We'll be going with hyphenation again. It causes bureuacratic headaches, but we want the two kids' last names to match. So, _________ William Avery-Davis. Whatever his first name is, he's getting William for the middle.

Date: 2010-08-27 08:19 pm (UTC)
ext_2472: (Default)
From: [identity profile] radiotelescope.livejournal.com
By high school I had already read _A Swiftly Tilting Planet_, so it would have been an unpleasant reference, not a cool nickname. (There's a crazed dictator or something named Madog. Where Wales finds the leverage to produce crazed dictators, I don't recall.)

Date: 2010-08-28 03:14 am (UTC)
From: [identity profile] dr-pretentious.livejournal.com
I'd almost completely forgotten that, until we considered the more Welsh spelling Madoc and I tried to remember where I'd seen it before. Oh, well. We'll have to leave it to Angelina Jolie's kid to rehabilitate that name.

Date: 2010-08-27 06:28 pm (UTC)
From: [identity profile] spindlewand.livejournal.com
My husband picked out both first names because, quite frankly, he was a pig about it and insisted.

DS number one got a cool hyphenated middle name, in case he decides to be cooler than his first name, which is the sort of name everyone has heard but not that many people have. Not common, but pretty usual.

DS number two got the shaft entirely. First off all, I managed to give him a hyphenated middle name that, in combination with his last name, spells something he would not want to be called. *facepalm.* Secondly, (going in totally random order here) he got a combination of names terribly typical for a group he does not actually belong to. Thirdly, not one of them is as cool as his brother's middle name.

I did manage to fend off the MIL who wanted him named after someone I did not care to name him after. In memory. Which was somehow important with this second, healthy, child and not with the first one... (I am sure you can hear my teeth grinding in Jersey...)

No wonder I have yet to have this child baptized.

Date: 2010-08-28 03:22 am (UTC)
From: [identity profile] dr-pretentious.livejournal.com
Oh, my. I've heard some cautionary tales about family disagreements over baby naming turning into decades long feuds, but the only one I know of that beats yours involves actual threats to sue for custody and write people out of wills.

In the naming blunders department, my parents forgot to check what my initials would spell, so that I can use J.K. Rowling's gender-disguising gambit--my first two initials followed by my last name yield S.L. Avery, and slavery is just not a connotation I want to have following my name around, even subliminally.

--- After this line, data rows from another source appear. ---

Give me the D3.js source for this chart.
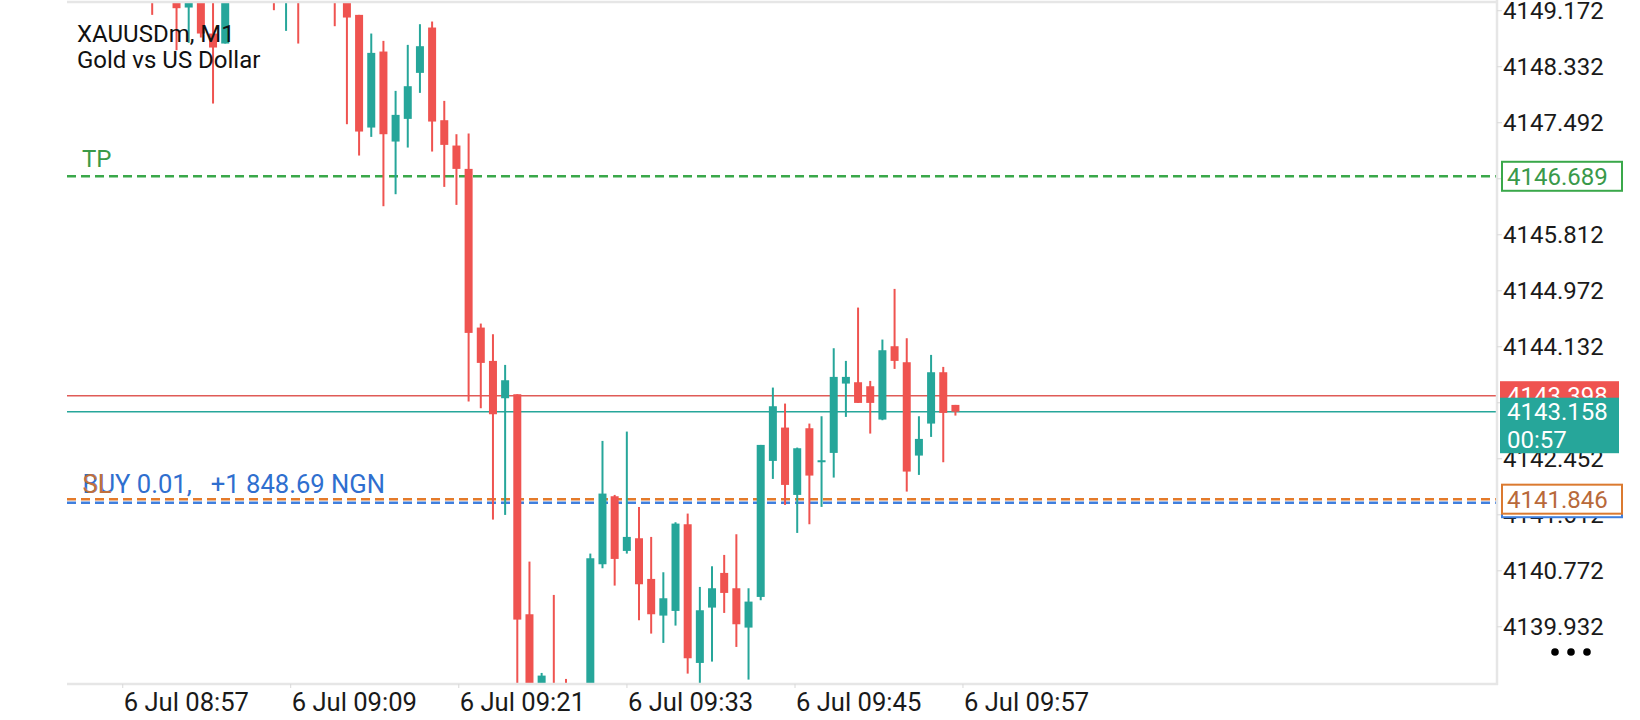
<!DOCTYPE html>
<html><head><meta charset="utf-8">
<script src="https://cdn.jsdelivr.net/npm/d3@7"></script>
<style>html,body{margin:0;padding:0;background:#fff;overflow:hidden}svg{display:block;font-family:Roboto,"Noto Sans",sans-serif}</style>
</head><body><svg id="chart" width="1640" height="720"></svg>
<script>
// ---- data (M1 candles, index 0..66) ----
const opens  = [4149.70,4149.60,4149.55,4149.22,4149.50,4148.83,4148.68,4149.50,4149.65,4149.55,
                4149.60,4149.40,4149.70,4149.45,4149.60,4149.50,4149.35,4149.11,4147.42,4148.56,
                4147.21,4147.55,4148.24,4148.92,4147.53,4147.15,4146.80,4144.42,4143.92,4143.36,
                4143.42,4140.12,4138.70,4138.95,4138.90,4138.70,4138.85,4140.87,4141.89,4141.07,
                4141.26,4140.65,4140.10,4140.17,4141.47,4139.39,4140.22,4140.74,4140.51,4139.92,
                4140.38,4142.42,4142.92,4141.91,4142.91,4142.41,4142.54,4143.58,4143.60,4143.54,
                4143.04,4144.14,4143.90,4142.50,4142.98,4143.75,4143.26];
const highs  = [4149.90,4149.95,4149.75,4149.60,4149.65,4149.40,4149.60,4149.80,4149.90,4149.75,
                4149.80,4149.85,4149.90,4149.70,4149.80,4149.70,4149.45,4149.11,4148.83,4148.72,
                4147.97,4148.66,4148.97,4149.01,4147.82,4147.32,4147.33,4144.48,4144.32,4143.86,
                4143.42,4140.91,4139.24,4140.41,4139.15,4139.00,4141.03,4142.72,4141.91,4142.86,
                4141.73,4141.28,4140.75,4141.50,4141.63,4140.53,4140.84,4141.01,4141.32,4140.51,
                4142.66,4143.52,4143.28,4142.62,4142.98,4143.09,4144.11,4143.92,4144.72,4143.62,
                4144.24,4145.00,4144.26,4143.09,4144.01,4143.83,4143.26];
const lows   = [4149.11,4149.40,4148.58,4148.69,4148.77,4147.78,4148.68,4149.35,4149.40,4149.38,
                4149.18,4148.87,4148.68,4149.35,4149.40,4148.94,4147.47,4147.00,4147.28,4146.24,
                4146.42,4147.12,4147.94,4147.06,4146.53,4146.26,4143.31,4143.21,4141.54,4141.61,
                4138.90,4138.50,4138.40,4138.60,4138.55,4138.40,4138.70,4140.81,4140.55,4141.03,
                4140.03,4139.83,4139.69,4139.95,4139.23,4139.00,4139.41,4140.14,4139.63,4139.14,
                4140.33,4142.15,4141.76,4141.34,4141.47,4141.73,4142.17,4143.08,4143.29,4142.83,
                4143.03,4143.80,4141.96,4142.21,4142.78,4142.40,4143.10];
const closes = [4149.45,4149.75,4149.21,4149.45,4148.83,4148.62,4149.40,4149.65,4149.55,4149.60,
                4149.40,4149.70,4149.45,4149.60,4149.50,4149.35,4149.07,4147.36,4148.54,4147.32,
                4147.61,4148.04,4148.64,4147.51,4147.16,4146.80,4144.34,4143.89,4143.12,4143.63,
                4140.04,4138.80,4139.20,4138.80,4138.75,4138.85,4140.96,4141.93,4140.95,4141.28,
                4140.57,4140.12,4140.36,4141.48,4139.46,4140.18,4140.51,4140.44,4139.97,4140.31,
                4142.66,4143.24,4142.06,4142.61,4142.20,4142.43,4143.68,4143.68,4143.29,4143.29,
                4144.08,4143.92,4142.26,4142.75,4143.75,4143.14,4143.158];

const timeTickPos    = [-2.42, 11.38, 25.19, 39.01, 52.82, 66.62];
const timeTickLabels = ["6 Jul 08:57","6 Jul 09:09","6 Jul 09:21","6 Jul 09:33","6 Jul 09:45","6 Jul 09:57"];
const priceTicks = [4149.172,4148.332,4147.492,4146.652,4145.812,4144.972,4144.132,4143.292,4142.452,4141.612,4140.772,4139.932];
const priceView  = [4139.074, 4149.303];
const barView    = [-7, 110.5];

const askPrice = 4143.398, bidPrice = 4143.158;
const tpPrice = 4146.689, slPrice = 4141.846, entryPrice = 4141.793;
const countdown = "00:57";
const titleLines = ["XAUUSDm, M1", "Gold vs US Dollar"];
const positionText = "BUY 0.01,   +1 848.69 NGN";

// ---- layout ----
const W = 1640, H = 720;
const L = 67, R = 1497, T = 2, B = 684;
const UP = "#26a69a", DN = "#ef5350";
const FS = 24, FS2 = 25.6;

const svg = d3.select("#chart");
const x = d3.scaleLinear().domain(barView).range([L, R]);
const y = d3.scaleLinear().domain(priceView).range([B, T]);

svg.append("rect").attr("width", W).attr("height", H).attr("fill", "#fff");
svg.append("defs").append("clipPath").attr("id", "plotclip")
  .append("rect").attr("x", L).attr("y", T).attr("width", R - L).attr("height", B - T);

// horizontal price lines
const lines = svg.append("g").attr("clip-path", "url(#plotclip)");
lines.append("line").attr("x1", L).attr("x2", R).attr("y1", y(askPrice)).attr("y2", y(askPrice))
  .attr("stroke", "#e05b57").attr("stroke-width", 1.6);
lines.append("line").attr("x1", L).attr("x2", R).attr("y1", y(bidPrice)).attr("y2", y(bidPrice))
  .attr("stroke", UP).attr("stroke-width", 1.6);
lines.append("line").attr("x1", L).attr("x2", R).attr("y1", y(tpPrice)).attr("y2", y(tpPrice))
  .attr("stroke", "#3aa84a").attr("stroke-width", 2.6).attr("stroke-dasharray", "9,5");
lines.append("line").attr("x1", L).attr("x2", R).attr("y1", y(entryPrice)).attr("y2", y(entryPrice))
  .attr("stroke", "#3f7fde").attr("stroke-width", 2.6).attr("stroke-dasharray", "9,5");
lines.append("line").attr("x1", L).attr("x2", R).attr("y1", y(slPrice)).attr("y2", y(slPrice))
  .attr("stroke", "#e47a2a").attr("stroke-width", 2.6).attr("stroke-dasharray", "9,5");

// candles
const idx = d3.range(opens.length);
const cg = svg.append("g").attr("clip-path", "url(#plotclip)");
const col = i => closes[i] >= opens[i] ? UP : DN;
cg.selectAll("line.wick").data(idx).join("line").attr("class", "wick")
  .attr("x1", i => x(i)).attr("x2", i => x(i))
  .attr("y1", i => y(highs[i])).attr("y2", i => y(lows[i]))
  .attr("stroke", col).attr("stroke-width", 2);
cg.selectAll("rect.body").data(idx).join("rect").attr("class", "body")
  .attr("x", i => x(i) - 4).attr("width", 8)
  .attr("y", i => y(Math.max(opens[i], closes[i])))
  .attr("height", i => Math.max(2, Math.abs(y(opens[i]) - y(closes[i]))))
  .attr("fill", col);

// frame
const frame = "#e6e6e6";
svg.append("line").attr("x1", L).attr("x2", R).attr("y1", T).attr("y2", T).attr("stroke", frame).attr("stroke-width", 2.5);
svg.append("line").attr("x1", L).attr("x2", R + 1).attr("y1", B).attr("y2", B).attr("stroke", frame).attr("stroke-width", 2.5);
svg.append("line").attr("x1", R).attr("x2", R).attr("y1", T - 2).attr("y2", B + 1).attr("stroke", frame).attr("stroke-width", 2.5);

// price axis
const yAxis = svg.append("g");
yAxis.selectAll("line").data(priceTicks).join("line")
  .attr("x1", R).attr("x2", R + 5).attr("y1", d => y(d)).attr("y2", d => y(d))
  .attr("stroke", "#d8d8d8").attr("stroke-width", 1);
yAxis.selectAll("text").data(priceTicks).join("text")
  .attr("x", R + 6).attr("y", d => y(d) + 8.5)
  .attr("font-size", FS).attr("fill", "#1a1a1a")
  .text(d => d.toFixed(3));

// time axis
const xAxis = svg.append("g");
xAxis.selectAll("line").data(timeTickPos).join("line")
  .attr("x1", d => x(d)).attr("x2", d => x(d)).attr("y1", B).attr("y2", B + 4)
  .attr("stroke", "#d8d8d8").attr("stroke-width", 1);
xAxis.selectAll("text").data(timeTickPos).join("text")
  .attr("x", d => x(d) + 1).attr("y", 711)
  .attr("font-size", FS2).attr("fill", "#1a1a1a")
  .text((d, i) => timeTickLabels[i]);

// price tags
function outlineTag(p, stroke, textFill, label) {
  const g = svg.append("g");
  g.append("rect").attr("x", R + 5).attr("y", y(p) - 14.5).attr("width", 120).attr("height", 29)
    .attr("fill", "#fff").attr("stroke", stroke).attr("stroke-width", 2);
  if (label) g.append("text").attr("x", R + 10).attr("y", y(p) + 8.5)
    .attr("font-size", FS).attr("fill", textFill).text(label);
}
outlineTag(tpPrice, "#3aa84a", "#39994a", tpPrice.toFixed(3));
outlineTag(entryPrice, "#3f7fde", "#3f7fde", null);
outlineTag(slPrice, "#db7a30", "#b8693a", slPrice.toFixed(3));

// ask tag
svg.append("rect").attr("x", R + 3).attr("y", y(askPrice) - 14.5).attr("width", 119).attr("height", 29).attr("fill", DN);
svg.append("text").attr("x", R + 10).attr("y", y(askPrice) + 8.5).attr("font-size", FS).attr("fill", "#fff").text(askPrice.toFixed(3));
// bid tag with countdown
svg.append("rect").attr("x", R + 3).attr("y", y(bidPrice) - 14).attr("width", 119).attr("height", 55.5).attr("fill", UP);
svg.append("text").attr("x", R + 10).attr("y", y(bidPrice) + 8.5).attr("font-size", FS).attr("fill", "#fff").text(bidPrice.toFixed(3));
svg.append("text").attr("x", R + 10).attr("y", y(bidPrice) + 36.5).attr("font-size", FS).attr("fill", "#fff").text(countdown);

// title
svg.selectAll("text.title").data(titleLines).join("text").attr("class", "title")
  .attr("x", 77).attr("y", (d, i) => 42 + i * 26)
  .attr("font-size", FS).attr("fill", "#111").text(d => d);

// line labels
svg.append("text").attr("x", 82).attr("y", y(tpPrice) - 9.5).attr("font-size", FS).attr("fill", "#3a9a48").text("TP");
svg.append("text").attr("x", 82.5).attr("y", y(slPrice) - 6).attr("font-size", FS2).attr("fill", "#2f6fcf")
  .style("white-space", "pre").attr("xml:space", "preserve").text(positionText);
svg.append("text").attr("x", 82.5).attr("y", y(slPrice) - 6).attr("font-size", FS2).attr("fill", "#c0703c").text("SL");

// menu dots
svg.selectAll("circle.dot").data([0, 1, 2]).join("circle").attr("class", "dot")
  .attr("cx", d => 1555 + d * 16).attr("cy", 652).attr("r", 3.8).attr("fill", "#000");
</script>
</body></html>
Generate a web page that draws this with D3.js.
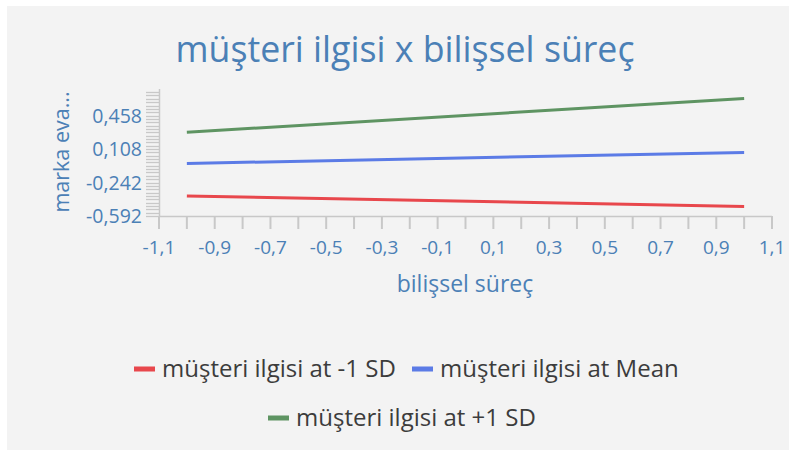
<!DOCTYPE html>
<html><head><meta charset="utf-8">
<script src="https://cdn.jsdelivr.net/npm/d3@7/dist/d3.min.js"></script>
<style>
html,body{margin:0;padding:0;background:#fff;}
svg{display:block;font-family:"Open Sans","Noto Sans",sans-serif;}
</style></head><body>
<svg id="c" width="789" height="450"></svg>
<script>
const title = "müşteri ilgisi x bilişsel süreç";
const xTitle = "bilişsel süreç";
const yTitle = "marka eva...";
const xPoints = [-1, 1];
const seriesNames = ["müşteri ilgisi at -1 SD", "müşteri ilgisi at Mean", "müşteri ilgisi at +1 SD"];
const lowValues = [-0.382, -0.494];
const meanValues = [-0.043, 0.073];
const highValues = [0.283, 0.637];
const seriesColors = ["#e8474c", "#5b7be6", "#5e9462"];
const xTickLabels = ["-1,1","-0,9","-0,7","-0,5","-0,3","-0,1","0,1","0,3","0,5","0,7","0,9","1,1"];
const yTickValues = [-0.592, -0.242, 0.108, 0.458];
const yTickLabels = ["-0,592","-0,242","0,108","0,458"];

const svg = d3.select("#c");
svg.append("rect").attr("x",7).attr("y",6).attr("width",782).attr("height",444).attr("fill","#f3f3f3");

const x = d3.scaleLinear().domain([-1.1, 1.1]).range([159, 772]);
const y = d3.scaleLinear().domain([-0.592, 0.7355]).range([216, 89]);
const textBlue = "#4b80b6";

svg.append("text").attr("x",405).attr("y",62).attr("text-anchor","middle")
  .attr("font-size",35.7).attr("fill",textBlue).text(title);

// y minor ticks
const yMinor = d3.range(0, 38).map(i => -0.592 + i*0.035).filter(v => v <= 0.7355 + 1e-9);
const yAxisG = svg.append("g");
yAxisG.selectAll("line.m").data(yMinor).enter().append("line")
  .attr("x1",146).attr("x2",159).attr("y1",d=>Math.round(y(d))+0.5).attr("y2",d=>Math.round(y(d))+0.5)
  .attr("stroke","#c8c8c8").attr("stroke-width",1.3);
yAxisG.append("line").attr("x1",159.5).attr("x2",159.5).attr("y1",89).attr("y2",216)
  .attr("stroke","#c8c8c8").attr("stroke-width",1.5);
yAxisG.selectAll("text").data(yTickValues).enter().append("text")
  .attr("x",142).attr("y",d=>y(d)+7).attr("text-anchor","end")
  .attr("font-size",19.5).attr("fill",textBlue).text((d,i)=>yTickLabels[i]);

// x axis
const xTicks = d3.range(0, 23).map(i => -1.1 + i*0.1);
const xAxisG = svg.append("g");
xAxisG.append("line").attr("x1",159).attr("x2",772).attr("y1",216.5).attr("y2",216.5)
  .attr("stroke","#c8c8c8").attr("stroke-width",1.5);
xAxisG.selectAll("line.t").data(xTicks).enter().append("line")
  .attr("x1",d=>x(d)).attr("x2",d=>x(d)).attr("y1",216).attr("y2",229)
  .attr("stroke","#c8c8c8").attr("stroke-width",2);
xAxisG.selectAll("text").data(xTickLabels).enter().append("text")
  .attr("x",(d,i)=>x(-1.1 + i*0.2)).attr("y",254).attr("text-anchor","middle")
  .attr("font-size",19).attr("fill",textBlue).text(d=>d);

svg.append("text").attr("x",465).attr("y",292).attr("text-anchor","middle")
  .attr("font-size",23).attr("fill",textBlue).text(xTitle);
svg.append("text").attr("transform","translate(69,152) rotate(-90)").attr("text-anchor","middle")
  .attr("font-size",21.5).attr("fill",textBlue).text(yTitle);

// lines
const allSeries = [lowValues, meanValues, highValues];
const line = d3.line().x((d,i)=>x(xPoints[i])).y(d=>y(d));
svg.selectAll("path.s").data(allSeries).enter().append("path")
  .attr("d", line).attr("fill","none").attr("stroke",(d,i)=>seriesColors[i]).attr("stroke-width",3);

// legend
const legendPos = [[134,369],[412,369],[268,418]];
const lg = svg.selectAll("g.l").data(seriesNames).enter().append("g")
  .attr("transform",(d,i)=>`translate(${legendPos[i][0]},${legendPos[i][1]})`);
lg.append("rect").attr("x",0).attr("y",-2.5).attr("width",21).attr("height",5).attr("fill",(d,i)=>seriesColors[i]);
lg.append("text").attr("x",28).attr("y",8).attr("font-size",24).attr("fill","#3c3c3c").text(d=>d);
</script>
</body></html>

Oops. Whatever mistake Dan and I will make in naming our offspring, it won't be that one.

Every school that has ever issued me an email address has used some variation on Savery, which I kind of like, actually.

Date: 2010-08-28 05:44 am (UTC)
From: [identity profile] violet-moon25.livejournal.com
Yes, we had to avoid name possibilities that ended up with a child getting A.S.S. as initials...which led to us having Sarah too.